ABC News’ Jonathan Karl and Gregory Simmons report:
The surge is on – and this time, it’s Herman Cain. Since his stunning victory in the Florida straw poll three weeks ago, the former chief executive of Godfather’s Pizza has captured the attention of the Republican Party, his opponents and yes, even his opponents’ wives.
“When I hear 9-9-9, I want to call 9-1-1,” said Anita Perry, wife of Gov. Rick Perry, referring to Cain’s now-famous economic plan, ”because it will raise the taxes.”
The latest NBC/Wall Street Journal poll showed Cain leading the field, effectively tied with Mitt Romney.
As Cain assumed his new position among the top-tier candidates at Tuesday night’s debate, his opponents seized upon the moment to assault him and his 9-9-9 plan from nearly every angle. Rep. Michele Bachmann, R-Minn., at one point quipped that ”the devil is in the details,” if 9-9-9 is examined and turned over.
Others in the Republican Party, however, are praising Cain’s plan. House Budget Chairman Paul Ryan, for example, said he loves Cain’s 9-9-9 economic plan. And Mississippi Gov. Haley Barbour predicted Cain would sweep the South against Obama.
Cain is catching fire in the private sector, as well. In a sure sign of the times, Spirit Airlines, in nod to Cain, has launched its own “9-9-9? advertising campaign.
For all the buzz around Cain, there are real questions about whether he can turn all the momentum into a winning campaign. Recently, Cain has been largely absent from early primary states.
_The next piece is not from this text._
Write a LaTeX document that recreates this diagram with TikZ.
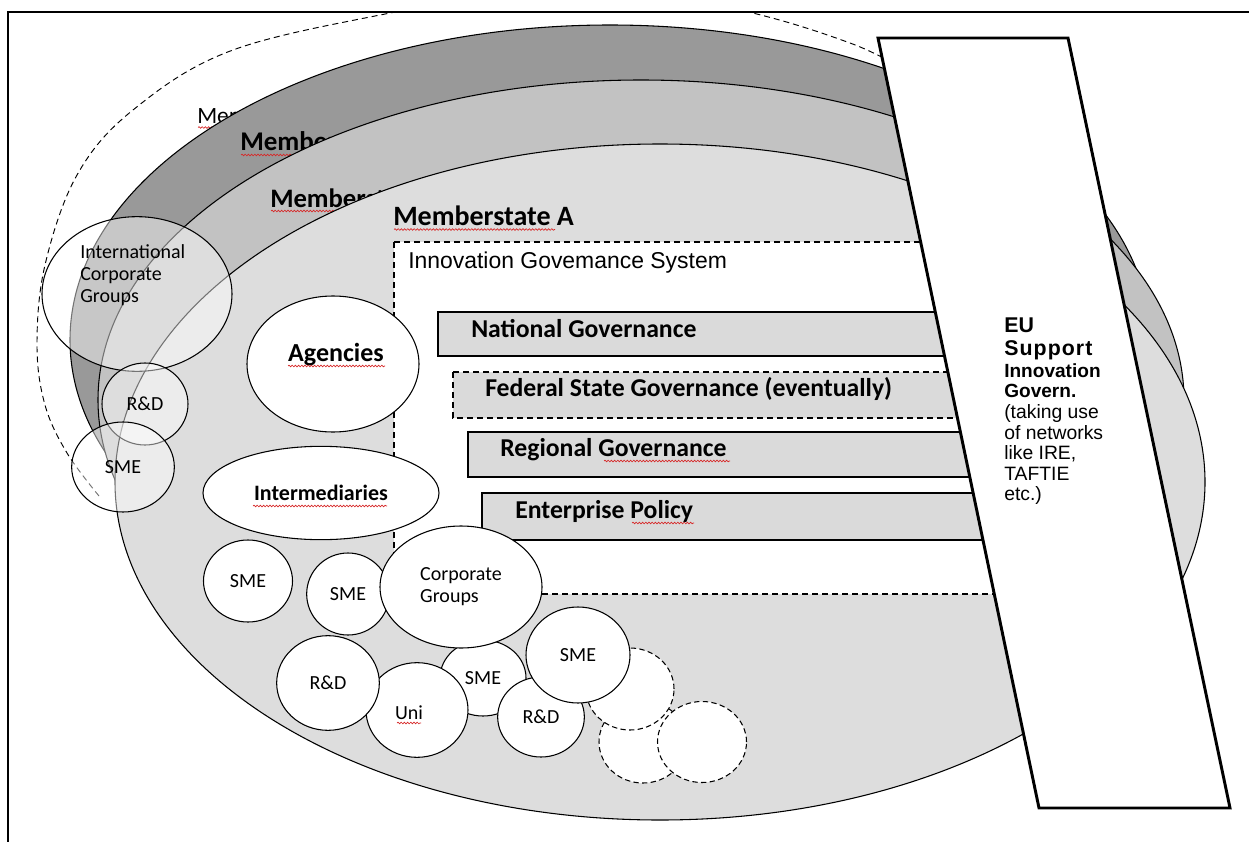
\documentclass[tikz,border=0pt]{standalone}
\usepackage{fontspec}
\setmainfont{Carlito}
\newfontfamily\arialfam{Liberation Sans}
\usetikzlibrary{shapes.geometric,decorations.pathmorphing}
\definecolor{ringdark}{gray}{0.6}
\definecolor{ringmid}{gray}{0.76}
\definecolor{ringlight}{gray}{0.865}
\definecolor{boxgray}{gray}{0.855}
\definecolor{squig}{RGB}{215,40,40}
\newcommand{\fsz}[2]{\fontsize{#1pt}{#2pt}\selectfont}
\begin{document}
\begin{tikzpicture}[x=0.75pt,y=-0.75pt,
  ringline/.style={draw=black,line width=0.8pt},
  blob/.style={ellipse,draw=black,line width=0.8pt,fill=white,inner sep=0pt,outer sep=0pt,font=\fsz{15}{16.5},align=center},
  ghost/.style={blob,fill opacity=0.45,text opacity=1},
  dashblob/.style={blob,dash pattern=on 4pt off 2.5pt},
  govbox/.style={draw=black,line width=1.1pt,fill=boxgray},
  govtxt/.style={anchor=base west,inner sep=0pt,font=\bfseries\fsz{19.3}{22}},
  mstxt/.style={anchor=base west,inner sep=0pt},
  eutxt/.style={anchor=base west,inner sep=0pt,font=\arialfam\fsz{14.5}{16}},
  squiggle/.style={draw=squig,line width=0.5pt,decorate,decoration={snake,amplitude=0.6pt,segment length=2.4pt}},
]
\useasboundingbox (0,0) rectangle (1249,842);
\begin{scope}
\clip (8,12) rectangle (1249,842);
% outer dashed arc
\draw[line width=0.7pt,dash pattern=on 4.5pt off 3pt] plot[smooth,tension=0.6] coordinates {(99,496) (67,453) (45,405) (37,345) (45,265) (77,175) (133,110) (233,50) (405,10) (572,-20) (740,10) (850,43) (905,70)};
% member state rings
\node[mstxt,font=\fsz{17.5}{19}] (ms4) at (197,123) {Memberstate};
\draw[squiggle] (198,127.5) -- (300,127.5);
\draw[ringline,fill=ringdark] (610,340) ellipse [x radius=540,y radius=315];
\node[mstxt,font=\bfseries\fsz{20.25}{22}] (ms3) at (240,150) {Memberstate};
\draw[squiggle] (241,155) -- (390,155);
\draw[ringline,fill=ringmid] (641,400) ellipse [x radius=543,y radius=320];
\node[mstxt,font=\bfseries\fsz{20}{22}] (ms2) at (270,207) {Memberstate};
\draw[squiggle] (271,211) -- (420,211);
\draw[ringline,fill=ringlight] (660,482) ellipse [x radius=545,y radius=338];
\node[mstxt,font=\bfseries\fsz{21}{23}] (ms1) at (393,225) {Memberstate A};
\draw[squiggle] (394,229.5) -- (555,229.5);
% innovation governance system
\draw[draw=black,line width=0.8pt,dash pattern=on 4.5pt off 3pt,fill=white] (394,242) rectangle (1060,594);
\node[anchor=base west,inner sep=0pt,font=\arialfam\fsz{17.2}{19}] (igs) at (408,268) {Innovation Govemance System};
% governance levels
\draw[govbox] (438,312) rectangle (1060,356);
\node[govtxt] (nat) at (471,337) {National Governance};
\draw[govbox,dash pattern=on 4.5pt off 3pt] (453,372) rectangle (1060,418);
\node[govtxt] (fed) at (485,396) {Federal State Governance (eventually)};
\draw[govbox] (468,432) rectangle (1060,477);
\node[govtxt] (reg) at (500,456) {Regional Governance};
\draw[squiggle] (604,461) -- (730,461);
\draw[govbox] (482,493) rectangle (1060,540);
\node[govtxt] (ent) at (515,518) {Enterprise Policy};
\draw[squiggle] (632,523) -- (694,523);
% agencies and intermediaries
\node[blob,minimum width=129pt,minimum height=102pt] (agn) at (333,364) {};
\node[anchor=base,inner sep=0pt,font=\bfseries\fsz{19.5}{21}] (agnt) at (336,361) {Agencies};
\draw[squiggle] (288,366) -- (385,366);
\node[blob,font=\bfseries\fsz{16.5}{18},minimum width=177pt,minimum height=70pt] (intm) at (321,493) {Intermediaries};
\draw[squiggle] (253,506) -- (387,506);
% bottom cluster
\node[blob,minimum width=64.5pt,minimum height=57pt] (smem) at (483,678) {SME};
\node[dashblob,minimum width=66pt,minimum height=61.5pt] (dc3) at (643,742) {};
\node[dashblob,minimum width=66pt,minimum height=61.5pt] (dc1) at (630,689) {};
\node[dashblob,minimum width=66.75pt,minimum height=60.75pt] (dc2) at (702,742) {};
\node[blob,minimum width=65pt,minimum height=60pt] (rdr) at (541,717) {R\&D};
\node[blob,minimum width=78pt,minimum height=72pt] (smer) at (578,655) {SME};
\node[blob,minimum width=76.5pt,minimum height=71pt] (uni) at (417,710) {};
\node[anchor=base,inner sep=0pt,font=\fsz{15}{16.5}] (unit) at (409,719) {Uni};
\draw[squiggle] (397,723) -- (421,723);
\node[blob,minimum width=77pt,minimum height=71pt] (rdb) at (328,683) {R\&D};
\node[blob,minimum width=62pt,minimum height=61.5pt] (sme2) at (348,594) {SME};
\node[blob,align=left,minimum width=121.5pt,minimum height=91.5pt] (cg) at (461,587) {Corporate\\Groups};
\node[blob,minimum width=66.75pt,minimum height=61.5pt] (sme1) at (248,581) {SME};
% left translucent circles
\node[ghost,minimum width=142.5pt,minimum height=116pt] (icg) at (137,294) {};
\node[anchor=north west,align=left,inner sep=0pt,font=\fsz{15}{16.5}] (icgt) at (80,244) {International\\Corporate\\Groups};
\node[ghost,minimum width=64.5pt,minimum height=61.5pt] (rdl) at (145,404) {R\&D};
\node[ghost,minimum width=77pt,minimum height=67.5pt] (smel) at (123,467) {SME};
% EU support bar
\draw[line width=2.2pt,fill=white] (878,38) -- (1068,38) -- (1230,808) -- (1039,808) -- cycle;
\node[eutxt,font=\arialfam\bfseries\fsz{16}{18}] (eu1) at (1004,332) {EU};
\node[eutxt,font=\arialfam\bfseries\fsz{16}{18}\addfontfeature{LetterSpace=5}] (eu2) at (1004,355) {Support};
\node[eutxt,font=\arialfam\bfseries\fsz{14.3}{16}] (eu3) at (1004,377) {Innovation};
\node[eutxt,font=\arialfam\bfseries\fsz{14.3}{16}] (eu4) at (1004,397) {Govern.};
\node[eutxt] (eu5) at (1004,418) {(taking use};
\node[eutxt] (eu6) at (1004,439) {of networks};
\node[eutxt] (eu7) at (1004,459) {like IRE,};
\node[eutxt] (eu8) at (1004,480) {TAFTIE};
\node[eutxt] (eu9) at (1004,500) {etc.)};
\end{scope}
% frame
\draw[line width=1.5pt] (8,842) -- (8,12) -- (1249,12);
\end{tikzpicture}
\end{document}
ABC News dropped by Cain’s Iowa headquarters Thursday and found the place nearly deserted. The GOP hopeful hasn’t even been to the first caucus state since the Ames Straw Poll back in mid-August.
“We’re trying hard to get Mr. Cain here in October, and hopefully we’ll be able to achieve that,” Larry Tuel, Iowa director of the Cain Campaign, told ABC News.
Despite his non-traditional campaign strategy, Cain continues to rise and said his surge won’t be short-lived.
“There is a difference between flavor of the week and Haagen Dazs black walnut, because it tastes good all the time,” Cain said. “Call me Haagen Dazs black walnut.”